**ENTRIES SUPPLIED**
** BEGIN **

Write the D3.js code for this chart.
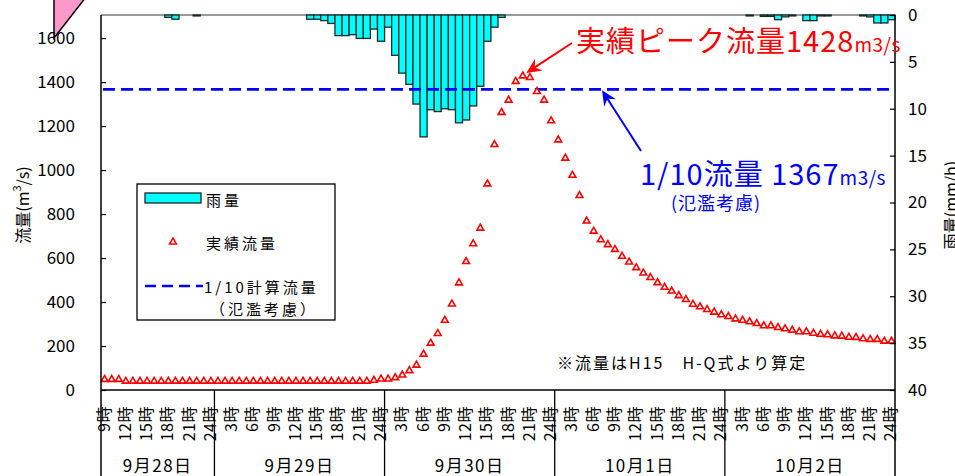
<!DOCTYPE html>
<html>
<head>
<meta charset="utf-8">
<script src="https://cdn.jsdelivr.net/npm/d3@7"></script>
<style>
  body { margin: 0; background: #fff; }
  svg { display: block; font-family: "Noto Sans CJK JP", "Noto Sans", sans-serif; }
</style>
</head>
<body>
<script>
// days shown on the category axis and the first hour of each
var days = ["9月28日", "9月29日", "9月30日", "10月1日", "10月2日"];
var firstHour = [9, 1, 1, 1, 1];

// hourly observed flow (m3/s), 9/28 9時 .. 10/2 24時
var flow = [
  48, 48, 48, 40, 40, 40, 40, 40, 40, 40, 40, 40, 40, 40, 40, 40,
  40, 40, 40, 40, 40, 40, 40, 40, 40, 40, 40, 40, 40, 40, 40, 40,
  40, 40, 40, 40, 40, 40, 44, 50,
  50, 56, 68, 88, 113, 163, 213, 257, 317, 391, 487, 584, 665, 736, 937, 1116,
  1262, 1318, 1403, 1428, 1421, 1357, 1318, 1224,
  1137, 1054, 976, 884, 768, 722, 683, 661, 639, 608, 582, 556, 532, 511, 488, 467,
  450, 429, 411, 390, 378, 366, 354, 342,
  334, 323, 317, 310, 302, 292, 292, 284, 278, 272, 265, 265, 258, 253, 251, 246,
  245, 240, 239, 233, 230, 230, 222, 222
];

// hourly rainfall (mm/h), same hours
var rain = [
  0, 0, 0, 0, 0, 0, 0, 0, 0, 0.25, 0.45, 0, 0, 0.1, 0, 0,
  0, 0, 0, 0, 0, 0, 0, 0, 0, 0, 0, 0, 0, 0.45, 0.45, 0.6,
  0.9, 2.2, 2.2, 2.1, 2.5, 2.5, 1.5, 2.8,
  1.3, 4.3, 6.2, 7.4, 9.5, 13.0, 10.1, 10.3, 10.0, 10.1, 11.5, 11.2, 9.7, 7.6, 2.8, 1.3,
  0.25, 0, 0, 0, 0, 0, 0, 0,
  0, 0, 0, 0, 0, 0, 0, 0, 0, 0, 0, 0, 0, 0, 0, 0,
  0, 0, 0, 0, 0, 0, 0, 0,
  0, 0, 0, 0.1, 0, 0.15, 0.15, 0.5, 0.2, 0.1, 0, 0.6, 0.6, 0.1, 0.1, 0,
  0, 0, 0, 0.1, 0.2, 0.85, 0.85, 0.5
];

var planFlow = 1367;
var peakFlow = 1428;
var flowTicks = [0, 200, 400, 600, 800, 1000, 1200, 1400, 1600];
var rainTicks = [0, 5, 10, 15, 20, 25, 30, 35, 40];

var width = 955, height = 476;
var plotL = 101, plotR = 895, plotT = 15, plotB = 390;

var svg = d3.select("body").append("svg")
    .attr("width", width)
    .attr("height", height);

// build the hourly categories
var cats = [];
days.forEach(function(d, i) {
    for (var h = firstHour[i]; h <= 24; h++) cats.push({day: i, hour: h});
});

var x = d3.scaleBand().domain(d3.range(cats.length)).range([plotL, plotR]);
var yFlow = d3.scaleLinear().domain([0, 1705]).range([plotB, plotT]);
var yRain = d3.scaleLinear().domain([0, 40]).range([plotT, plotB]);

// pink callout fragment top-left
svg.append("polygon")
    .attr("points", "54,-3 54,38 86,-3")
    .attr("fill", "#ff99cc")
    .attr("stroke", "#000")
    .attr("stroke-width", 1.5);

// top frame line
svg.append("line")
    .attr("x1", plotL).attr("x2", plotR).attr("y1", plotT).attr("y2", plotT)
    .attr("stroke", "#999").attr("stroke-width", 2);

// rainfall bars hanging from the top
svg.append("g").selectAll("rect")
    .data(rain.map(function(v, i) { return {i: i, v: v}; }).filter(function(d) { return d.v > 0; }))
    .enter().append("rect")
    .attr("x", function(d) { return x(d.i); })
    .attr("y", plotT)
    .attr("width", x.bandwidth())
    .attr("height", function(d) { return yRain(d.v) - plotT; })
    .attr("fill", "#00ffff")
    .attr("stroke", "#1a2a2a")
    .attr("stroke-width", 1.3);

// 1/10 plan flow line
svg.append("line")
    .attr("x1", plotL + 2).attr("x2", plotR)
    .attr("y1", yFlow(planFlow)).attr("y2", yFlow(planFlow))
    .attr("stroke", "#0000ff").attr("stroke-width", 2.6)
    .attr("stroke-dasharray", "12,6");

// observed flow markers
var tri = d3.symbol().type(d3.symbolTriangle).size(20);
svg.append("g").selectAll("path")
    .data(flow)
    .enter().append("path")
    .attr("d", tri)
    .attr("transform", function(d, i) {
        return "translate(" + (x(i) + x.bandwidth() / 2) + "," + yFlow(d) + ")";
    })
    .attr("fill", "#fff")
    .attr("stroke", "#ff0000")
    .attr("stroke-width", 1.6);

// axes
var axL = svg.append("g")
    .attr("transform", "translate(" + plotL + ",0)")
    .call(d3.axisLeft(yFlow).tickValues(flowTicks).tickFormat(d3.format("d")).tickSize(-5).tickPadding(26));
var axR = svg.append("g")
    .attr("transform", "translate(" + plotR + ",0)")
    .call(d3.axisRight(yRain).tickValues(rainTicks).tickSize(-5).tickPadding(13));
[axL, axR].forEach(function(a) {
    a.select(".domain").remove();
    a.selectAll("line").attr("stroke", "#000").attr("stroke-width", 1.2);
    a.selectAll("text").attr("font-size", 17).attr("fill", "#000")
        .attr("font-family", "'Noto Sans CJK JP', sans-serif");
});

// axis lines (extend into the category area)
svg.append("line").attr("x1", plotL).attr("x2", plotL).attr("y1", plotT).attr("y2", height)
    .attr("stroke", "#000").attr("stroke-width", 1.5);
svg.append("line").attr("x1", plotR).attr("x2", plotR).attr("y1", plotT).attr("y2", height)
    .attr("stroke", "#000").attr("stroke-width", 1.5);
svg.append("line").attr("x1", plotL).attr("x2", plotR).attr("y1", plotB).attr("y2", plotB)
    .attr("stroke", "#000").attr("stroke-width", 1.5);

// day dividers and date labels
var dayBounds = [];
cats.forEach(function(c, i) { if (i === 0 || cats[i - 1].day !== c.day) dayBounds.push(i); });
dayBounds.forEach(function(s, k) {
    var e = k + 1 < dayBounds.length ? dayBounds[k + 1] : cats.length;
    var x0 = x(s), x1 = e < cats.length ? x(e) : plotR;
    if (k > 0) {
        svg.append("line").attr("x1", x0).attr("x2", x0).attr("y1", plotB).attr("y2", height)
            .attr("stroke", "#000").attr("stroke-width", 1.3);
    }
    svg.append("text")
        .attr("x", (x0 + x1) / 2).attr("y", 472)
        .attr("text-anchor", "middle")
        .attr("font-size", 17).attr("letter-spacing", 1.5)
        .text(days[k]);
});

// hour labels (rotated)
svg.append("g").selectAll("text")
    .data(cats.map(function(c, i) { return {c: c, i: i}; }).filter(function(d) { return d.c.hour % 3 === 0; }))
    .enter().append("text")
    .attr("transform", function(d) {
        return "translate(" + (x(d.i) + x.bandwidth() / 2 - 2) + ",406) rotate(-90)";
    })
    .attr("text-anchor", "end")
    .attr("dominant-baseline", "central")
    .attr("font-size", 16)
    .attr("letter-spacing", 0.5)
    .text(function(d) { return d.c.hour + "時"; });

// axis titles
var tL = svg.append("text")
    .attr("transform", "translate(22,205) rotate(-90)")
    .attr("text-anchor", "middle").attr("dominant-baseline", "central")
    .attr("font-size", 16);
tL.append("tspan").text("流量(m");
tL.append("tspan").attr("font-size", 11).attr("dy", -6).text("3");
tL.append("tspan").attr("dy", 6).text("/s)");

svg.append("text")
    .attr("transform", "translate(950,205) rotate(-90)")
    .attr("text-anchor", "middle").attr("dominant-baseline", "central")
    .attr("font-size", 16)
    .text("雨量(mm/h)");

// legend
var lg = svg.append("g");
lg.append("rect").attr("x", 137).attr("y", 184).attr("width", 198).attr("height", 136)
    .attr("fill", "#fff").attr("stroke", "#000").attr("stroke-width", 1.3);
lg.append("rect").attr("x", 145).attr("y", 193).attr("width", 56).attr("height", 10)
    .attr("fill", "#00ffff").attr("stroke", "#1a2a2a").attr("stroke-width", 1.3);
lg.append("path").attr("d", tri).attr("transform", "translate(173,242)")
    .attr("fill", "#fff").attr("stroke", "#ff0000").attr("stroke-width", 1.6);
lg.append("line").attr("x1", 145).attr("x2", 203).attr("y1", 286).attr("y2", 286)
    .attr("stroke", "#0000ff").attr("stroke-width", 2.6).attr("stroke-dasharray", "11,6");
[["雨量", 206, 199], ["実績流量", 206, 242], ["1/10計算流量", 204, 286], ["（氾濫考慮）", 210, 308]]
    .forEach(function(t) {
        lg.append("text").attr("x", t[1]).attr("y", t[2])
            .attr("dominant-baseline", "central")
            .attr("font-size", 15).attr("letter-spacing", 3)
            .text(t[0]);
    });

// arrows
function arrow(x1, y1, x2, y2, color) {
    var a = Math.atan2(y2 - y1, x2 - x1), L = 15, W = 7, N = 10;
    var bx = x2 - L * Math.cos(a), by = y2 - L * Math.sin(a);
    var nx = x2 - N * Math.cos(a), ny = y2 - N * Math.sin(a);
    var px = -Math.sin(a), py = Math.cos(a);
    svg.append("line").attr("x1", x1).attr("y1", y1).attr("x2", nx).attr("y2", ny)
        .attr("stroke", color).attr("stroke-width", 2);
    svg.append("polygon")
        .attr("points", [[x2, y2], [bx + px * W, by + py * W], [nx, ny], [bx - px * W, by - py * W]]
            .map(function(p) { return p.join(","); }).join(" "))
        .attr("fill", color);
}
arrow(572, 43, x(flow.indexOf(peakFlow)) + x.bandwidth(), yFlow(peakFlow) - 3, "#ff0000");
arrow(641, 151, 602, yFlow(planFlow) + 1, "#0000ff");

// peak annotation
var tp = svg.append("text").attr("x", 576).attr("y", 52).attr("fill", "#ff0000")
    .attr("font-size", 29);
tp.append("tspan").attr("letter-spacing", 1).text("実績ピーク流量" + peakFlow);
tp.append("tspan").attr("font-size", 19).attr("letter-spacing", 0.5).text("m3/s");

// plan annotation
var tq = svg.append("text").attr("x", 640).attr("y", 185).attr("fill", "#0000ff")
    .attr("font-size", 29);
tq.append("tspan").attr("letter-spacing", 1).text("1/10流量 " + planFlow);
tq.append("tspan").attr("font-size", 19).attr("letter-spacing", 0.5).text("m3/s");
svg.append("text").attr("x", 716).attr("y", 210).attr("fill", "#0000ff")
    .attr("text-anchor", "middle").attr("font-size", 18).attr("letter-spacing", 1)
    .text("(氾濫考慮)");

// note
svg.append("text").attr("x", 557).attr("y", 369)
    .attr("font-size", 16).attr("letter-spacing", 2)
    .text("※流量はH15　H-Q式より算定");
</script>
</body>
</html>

** END **
** BEGIN **

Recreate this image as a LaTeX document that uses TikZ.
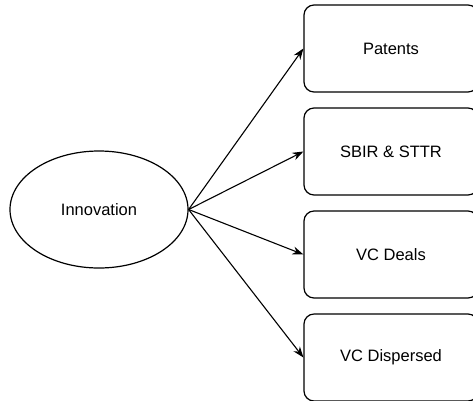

** END **

**PROBLEM REQUIREMENTS**
Your task is to retype exactly the lines from the one containing "Write the D3.js code for this chart." through the one containing "var firstHour = [9, 1, 1, 1, 1];", leaving every picture out.

**FINAL RESULT**
Write the D3.js code for this chart.
<!DOCTYPE html>
<html>
<head>
<meta charset="utf-8">
<script src="https://cdn.jsdelivr.net/npm/d3@7"></script>
<style>
  body { margin: 0; background: #fff; }
  svg { display: block; font-family: "Noto Sans CJK JP", "Noto Sans", sans-serif; }
</style>
</head>
<body>
<script>
// days shown on the category axis and the first hour of each
var days = ["9月28日", "9月29日", "9月30日", "10月1日", "10月2日"];
var firstHour = [9, 1, 1, 1, 1];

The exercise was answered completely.